Audio & Speech

FlowW2N: Whispered-to-Normal Speech Conversion via Flow-Matching

New AI model transforms whispered speech into normal voice using only synthetic data and 10-step inference.

Deep Dive

A research team including Fabian Ritter-Gutierrez, Pablo Peso Parada, and colleagues has developed FlowW2N, a novel AI system for whispered-to-normal speech conversion using conditional flow matching. The breakthrough addresses the fundamental challenge of reconstructing missing phonation from whispered input while preserving content and speaker identity, overcoming the traditional obstacles of temporal misalignment between whisper and voiced recordings and the scarcity of paired training data. The researchers' innovative approach trains exclusively on synthetic, time-aligned whisper-normal pairs while conditioning on domain-invariant features extracted from ASR embeddings.

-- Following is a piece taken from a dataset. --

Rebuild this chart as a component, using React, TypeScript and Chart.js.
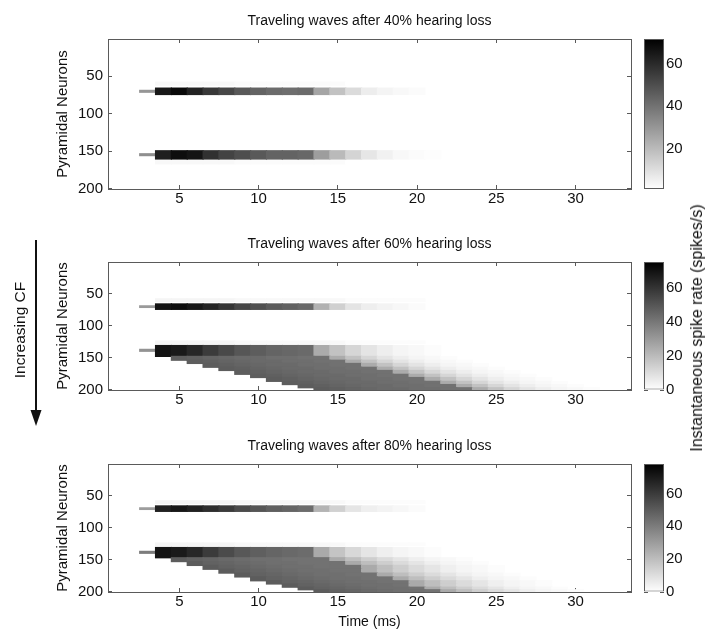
import React, { useEffect, useRef } from 'react';
import { Chart, registerables } from 'chart.js';
Chart.register(...registerables);

const FONT = "'Liberation Sans', Arial, Helvetica, sans-serif";

// ---- axis ticks / labels ----
const timeTicks = [5, 10, 15, 20, 25, 30];
const neuronTicks = [50, 100, 150, 200];
const panelTitles = [
  'Traveling waves after 40% hearing loss',
  'Traveling waves after 60% hearing loss',
  'Traveling waves after 80% hearing loss',
];
const colorbarLabel = 'Instantaneous spike rate (spikes/s)';
const timeLabel = 'Time (ms)';
const neuronLabel = 'Pyramidal Neurons';
const arrowLabel = 'Increasing CF';

// colour ranges of each panel [min, max] and colorbar ticks
const p1Range = [1, 71.5];
const p2Range = [0, 75.5];
const p3Range = [0, 78];
const p1BarTicks = [20, 40, 60];
const p2BarTicks = [0, 20, 40, 60];
const p3BarTicks = [0, 20, 40, 60];

// faint halo rate next to the bands (t = 3..20)
const haloRate = [0, 3, 3, 3, 3, 3, 2, 2, 2, 2, 2, 2, 2, 1, 1, 1, 1, 1];

// ---- Panel 1 (40% loss): two bands, rates per 1-ms bin starting at t=3 ----
const p1UpperRows = [66, 74.5];
const p1UpperThinRows = [69, 71.5];
const p1UpperHaloRows = [58, 62];
const p1UpperRate = [30, 65, 69, 62, 56, 52, 47, 44, 42, 41, 42, 26, 18, 11, 6, 4, 3, 2];
const p1LowerRows = [149.5, 160.5];
const p1LowerThinRows = [153.5, 156];
const p1LowerHaloRows = [163, 167];
const p1LowerRate = [32, 63, 68, 66, 58, 53, 50, 47, 44, 44, 43, 28, 20, 13, 8, 5, 3, 2, 1.5];

// ---- Panel 2 (60% loss) ----
const p2UpperRows = [66, 74.5];
const p2UpperThinRows = [69, 71.5];
const p2UpperHaloRows = [58, 62];
const p2UpperRate = [30, 70, 72, 69, 65, 60, 55, 52, 49, 47, 45, 23, 14, 8, 5, 3.6, 2.4, 1.2];
const p2HeadRows = [131, 148];
const p2HeadThinRows = [137, 140];
const p2HeadHaloRows = [124, 128];
const p2HeadRate = [32, 70, 68, 64, 58, 54, 50, 48, 46, 45, 44, 25, 18, 12, 8, 5, 3, 2, 1];
const p2StepEdges = [148, 154, 159, 165, 170, 176, 181, 187, 192, 197, 200.5];
const p2StepOnset = [5, 6, 7, 8, 9, 10, 11, 12, 13, 14];
const p2StepDrop = [15, 16, 17, 18, 19, 20, 21, 22, 23, 24];
const p2StepActive = [48, 47, 46, 45, 44, 44, 43, 43, 42, 42];
const p2StepFade = [25, 18, 12, 8, 5, 3, 2, 1];

// ---- Panel 3 (80% loss) ----
const p3UpperRows = [66, 74.5];
const p3UpperThinRows = [69, 71.5];
const p3UpperHaloRows = [58, 62];
const p3UpperRate = [30, 68, 71, 68, 64, 60, 55, 52, 49, 47, 45, 23, 14, 8, 5, 3.6, 2.4, 1.2];
const p3HeadRows = [131, 147];
const p3HeadThinRows = [137, 140];
const p3HeadHaloRows = [124, 128];
const p3HeadRate = [40, 72, 70, 66, 60, 55, 51, 49, 47, 46, 45, 26, 18, 12, 8, 5, 3, 2, 1];
const p3StepEdges = [147, 153, 159, 165, 171, 177, 183, 188, 193, 197, 200.5];
const p3StepOnset = [5, 6, 7, 8, 9, 10, 11, 12, 13, 14];
const p3StepDrop = [15, 16, 17, 17, 18, 19, 20, 20, 21, 22];
const p3StepActive = [50, 48, 47, 46, 45, 44, 44, 43, 43, 43];
const p3StepFade = [26, 20, 15, 11, 8, 5, 3, 2, 1];

type Cell = { x: number; y: [number, number]; v: number };

function bandCells(rows: number[], start: number, rates: number[], thin?: number[]): Cell[] {
  return rates
    .map((v, i) => ({
      x: start + i,
      y: (i === 0 && thin ? [thin[0], thin[1]] : [rows[0], rows[1]]) as [number, number],
      v,
    }))
    .filter((c) => c.v > 0);
}

function stepCells(edges: number[], onsets: number[], drops: number[], active: number[], fade: number[]): Cell[] {
  const out: Cell[] = [];
  onsets.forEach((t0, k) => {
    const rows = [edges[k], edges[k + 1]];
    const on = active.slice(0, drops[k] - t0);
    out.push(...bandCells(rows, t0, on));
    out.push(...bandCells(rows, drops[k], fade));
  });
  return out;
}

function grayOf(v: number, lo: number, hi: number) {
  const f = Math.min(1, Math.max(0, (v - lo) / (hi - lo)));
  const g = Math.round(255 * (1 - f));
  return `rgb(${g},${g},${g})`;
}

const TEXT = '#111';
const AXIS = '#5a5a5a';

function fixedTicks(values: number[]) {
  return (axis: any) => {
    axis.ticks = values.map((value) => ({ value }));
  };
}

function heatmapConfig(cells: Cell[], range: number[], title: string, bottomH: number, showTime: boolean): any {
  const innerTicks = { drawOnChartArea: false, drawTicks: true, tickLength: -4, color: AXIS, lineWidth: 1 };
  const border = { display: true, color: AXIS, width: 1 };
  return {
    type: 'bar',
    data: {
      datasets: [
        {
          data: cells,
          backgroundColor: (c: any) => (c.raw ? grayOf(c.raw.v, range[0], range[1]) : '#fff'),
          borderWidth: 0,
          barPercentage: 1,
          categoryPercentage: 1,
          inflateAmount: 0.6,
          grouped: false,
        },
      ],
    },
    options: {
      animation: false,
      responsive: false,
      events: [],
      layout: { padding: { left: 0, right: 5, top: 0, bottom: 0 } },
      plugins: {
        legend: { display: false },
        tooltip: { enabled: false },
        title: {
          display: true,
          text: title,
          fullSize: false,
          color: TEXT,
          font: { family: FONT, size: 14, weight: 'normal' },
          padding: { top: 9.6, bottom: 9.6 },
        },
      },
      scales: {
        x: {
          type: 'linear',
          position: 'bottom',
          min: 0.5,
          max: 33.5,
          offset: false,
          afterBuildTicks: fixedTicks(timeTicks),
          afterFit: (s: any) => {
            s.height = bottomH;
          },
          ticks: { color: TEXT, font: { family: FONT, size: 15 }, padding: 5, maxRotation: 0, callback: (v: any) => String(v) },
          grid: { ...innerTicks, offset: false },
          border,
          title: {
            display: showTime,
            text: timeLabel,
            color: TEXT,
            font: { family: FONT, size: 14 },
            padding: { top: 0, bottom: 4.6 },
          },
        },
        x2: {
          type: 'linear',
          axis: 'x',
          position: 'top',
          min: 0.5,
          max: 33.5,
          offset: false,
          afterBuildTicks: fixedTicks(timeTicks),
          afterFit: (s: any) => {
            s.height = 0;
          },
          ticks: { display: false },
          grid: { ...innerTicks, offset: false },
          border,
        },
        y: {
          type: 'linear',
          position: 'left',
          reverse: true,
          min: 0.5,
          max: 200.5,
          afterBuildTicks: fixedTicks(neuronTicks),
          afterFit: (s: any) => {
            s.width = 108;
          },
          ticks: { color: TEXT, font: { family: FONT, size: 15 }, padding: 9, callback: (v: any) => String(v) },
          grid: innerTicks,
          border,
          title: {
            display: true,
            text: neuronLabel,
            color: TEXT,
            font: { family: FONT, size: 15 },
            padding: { top: 53.5, bottom: 0 },
          },
        },
        y2: {
          type: 'linear',
          axis: 'y',
          position: 'right',
          reverse: true,
          min: 0.5,
          max: 200.5,
          afterBuildTicks: fixedTicks(neuronTicks),
          afterFit: (s: any) => {
            s.width = 0;
          },
          ticks: { display: false },
          grid: innerTicks,
          border,
        },
      },
    },
  };
}

function colorbarConfig(range: number[], ticks: number[], bottomH: number): any {
  const innerTicks = { drawOnChartArea: false, drawTicks: true, tickLength: -4, color: AXIS, lineWidth: 1 };
  return {
    type: 'bar',
    data: {
      labels: ['rate'],
      datasets: [
        {
          data: [[range[0], range[1]]],
          backgroundColor: (c: any) => {
            const ca = c.chart.chartArea;
            if (!ca) return '#888';
            const g = c.chart.ctx.createLinearGradient(0, ca.bottom, 0, ca.top);
            g.addColorStop(0, '#ffffff');
            g.addColorStop(1, '#000000');
            return g;
          },
          borderColor: AXIS,
          borderWidth: 1,
          borderSkipped: false,
          barPercentage: 1,
          categoryPercentage: 1,
          inflateAmount: 0,
        },
      ],
    },
    options: {
      animation: false,
      responsive: false,
      events: [],
      layout: { padding: { left: 8, right: 0, top: 36, bottom: bottomH } },
      plugins: { legend: { display: false }, tooltip: { enabled: false }, title: { display: false } },
      scales: {
        x: { display: false },
        y: {
          type: 'linear',
          position: 'right',
          min: range[0],
          max: range[1],
          afterBuildTicks: fixedTicks(ticks),
          afterFit: (s: any) => {
            s.width = 42;
          },
          ticks: { color: TEXT, font: { family: FONT, size: 15 }, padding: 6, callback: (v: any) => String(v) },
          grid: innerTicks,
          border: { display: false },
        },
        y2: {
          type: 'linear',
          axis: 'y',
          position: 'left',
          min: range[0],
          max: range[1],
          afterBuildTicks: fixedTicks(ticks),
          afterFit: (s: any) => {
            s.width = 0;
          },
          ticks: { display: false },
          grid: innerTicks,
          border: { display: false },
        },
      },
    },
  };
}

function ChartCanvas(props: { left: number; top: number; width: number; height: number; make: () => any }) {
  const ref = useRef<HTMLCanvasElement>(null);
  useEffect(() => {
    const chart = new Chart(ref.current as HTMLCanvasElement, props.make());
    return () => chart.destroy();
  }, []);
  return (
    <canvas
      ref={ref}
      width={props.width}
      height={props.height}
      style={{ position: 'absolute', left: props.left, top: props.top, width: props.width, height: props.height }}
    />
  );
}

const p1Cells = [
  ...bandCells(p1UpperHaloRows, 3, haloRate),
  ...bandCells(p1LowerHaloRows, 3, haloRate),
  ...bandCells(p1UpperRows, 3, p1UpperRate, p1UpperThinRows),
  ...bandCells(p1LowerRows, 3, p1LowerRate, p1LowerThinRows),
];
const p2Cells = [
  ...bandCells(p2UpperHaloRows, 3, haloRate),
  ...bandCells(p2HeadHaloRows, 3, haloRate),
  ...bandCells(p2UpperRows, 3, p2UpperRate, p2UpperThinRows),
  ...bandCells(p2HeadRows, 3, p2HeadRate, p2HeadThinRows),
  ...stepCells(p2StepEdges, p2StepOnset, p2StepDrop, p2StepActive, p2StepFade),
];
const p3Cells = [
  ...bandCells(p3UpperHaloRows, 3, haloRate),
  ...bandCells(p3HeadHaloRows, 3, haloRate),
  ...bandCells(p3UpperRows, 3, p3UpperRate, p3UpperThinRows),
  ...bandCells(p3HeadRows, 3, p3HeadRate, p3HeadThinRows),
  ...stepCells(p3StepEdges, p3StepOnset, p3StepDrop, p3StepActive, p3StepFade),
];

export default function App() {
  const panels = [
    { plotTop: 39, plotBottom: 189, cells: p1Cells, range: p1Range, ticks: p1BarTicks, bottomH: 24, time: false },
    { plotTop: 262, plotBottom: 390, cells: p2Cells, range: p2Range, ticks: p2BarTicks, bottomH: 24, time: false },
    { plotTop: 464, plotBottom: 592, cells: p3Cells, range: p3Range, ticks: p3BarTicks, bottomH: 43, time: true },
  ];
  return (
    <div style={{ position: 'absolute', left: 0, top: 0, width: 706, height: 635, background: '#fff', overflow: 'hidden' }}>
      {panels.map((p, i) => {
        const top = p.plotTop - 36;
        const h = 36 + (p.plotBottom - p.plotTop) + p.bottomH;
        return (
          <React.Fragment key={i}>
            <ChartCanvas left={0} top={top} width={636} height={h} make={() => heatmapConfig(p.cells, p.range, panelTitles[i], p.bottomH, p.time)} />
            <ChartCanvas left={636} top={top} width={70} height={h} make={() => colorbarConfig(p.range, p.ticks, p.bottomH)} />
          </React.Fragment>
        );
      })}
      <div
        style={{
          position: 'absolute',
          left: 697,
          top: 328,
          transform: 'translate(-50%, -50%) rotate(-90deg)',
          whiteSpace: 'nowrap',
          fontFamily: FONT,
          fontSize: 16,
          lineHeight: '18px',
          color: TEXT,
        }}
      >
        {colorbarLabel}
      </div>
      <div
        style={{
          position: 'absolute',
          left: 20,
          top: 330,
          transform: 'translate(-50%, -50%) rotate(-90deg)',
          whiteSpace: 'nowrap',
          fontFamily: FONT,
          fontSize: 15.5,
          lineHeight: '18px',
          color: TEXT,
        }}
      >
        {arrowLabel}
      </div>
      <svg style={{ position: 'absolute', left: 26, top: 236 }} width={20} height={192}>
        <line x1={10} y1={4} x2={10} y2={178} stroke="#111" strokeWidth={2} />
        <polygon points="4.5,174 15.5,174 10,190" fill="#111" />
      </svg>
    </div>
  );
}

The technical innovation lies in exploiting high-level ASR embeddings that demonstrate strong invariance between synthetic and real whispered speech, enabling the model to generalize to real whispers despite never observing them during training. The team developed a selection criterion optimizing both content informativeness and cross-domain invariance across ASR layers. FlowW2N achieves state-of-the-art intelligibility, reducing Word Error Rate by 26-46% relative to prior work on the CHAINS and wTIMIT datasets while using only 10 steps at inference. This represents a significant efficiency improvement over traditional methods and eliminates the need for real paired data collection, opening possibilities for medical applications, privacy-preserving communication, and assistive technologies.

Key Points
  • Achieves 26-46% reduction in Word Error Rate on CHAINS and wTIMIT datasets
  • Uses only synthetic training data and requires no real whisper-normal pairs
  • Performs conversion in just 10 inference steps for efficient deployment

Why It Matters

Enables new assistive technologies for speech disorders and private communication tools without requiring difficult-to-collect real whisper data.